In base al tipo di patologia e alla parte di orecchio colpita, gli esperti distinguono le tipologie di disabilità a cui corrispondono soluzioni specificamente studiate. Quando si parla di disturbi all’udito, esistono infatti tantissime differenze: ci sono quelli di tipo trasmissivo, dove ad essere difettoso è l’apparato meccanico dell’orecchio (timpano, membrana, ossicini…) e quelli di tipo neurosensoriale, dove il danno riguarda la parte interna dell’orecchio, la cosiddetta coclea. Quest’ultimo tipo è dovuto a fattori genetici, traumi acustici acuti o cronici, agenti infettivi come virus, batteri e parassiti, sostanze tossiche o malattie autoimmunitarie.
Per le sordità di tipo trasmissivo, la soluzione può essere chirurgica o farmacologica. Per le sordità neurosensoriali, tutto dipende dalla loro gravità: nei casi di ipoacusia grave o acuta l’impianto cocleare (IC) può rappresentare una soluzione ideale, che può aiutare a sostituire e imitare le funzioni dell’orecchio interno, per riavere accesso a tutti i suoni e acquisire così un’indipendenza fisica e mentale. Da più di 30 anni gli impianti cocleari sono utilizzati con successo e grazie alle recenti innovazioni possono essere accuratamente calibrati e personalizzati sulle esigenze di ciascun paziente e sulla sua anatomia.

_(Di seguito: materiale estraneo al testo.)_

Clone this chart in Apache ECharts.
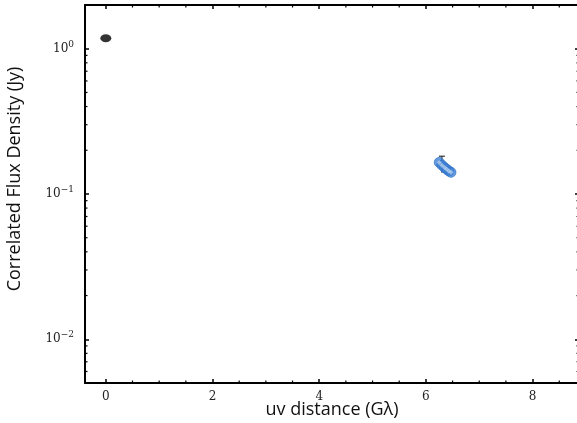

Un IC sostituisce le cellule ciliate danneggiate o inesistenti della coclea. Consiste in un impianto interno e in un componente esterno (il processore audio), che raccoglie le onde sonore nelle vicinanze e le trasmette all’impianto, che a sua volta trasferisce questi segnali attraverso il nervo acustico direttamente al cervello, dove vengono percepiti come suoni.
Le soluzioni ad alta tecnologia per affrontare un problema di ipoacusia sono, quindi, molteplici ed affidabili: tuttavia, si tratta di una condizione spesso trascurata, a causa di un frequente stigma associato alla perdita d’udito, o non riconosciuta tempestivamente, se non in stato avanzato.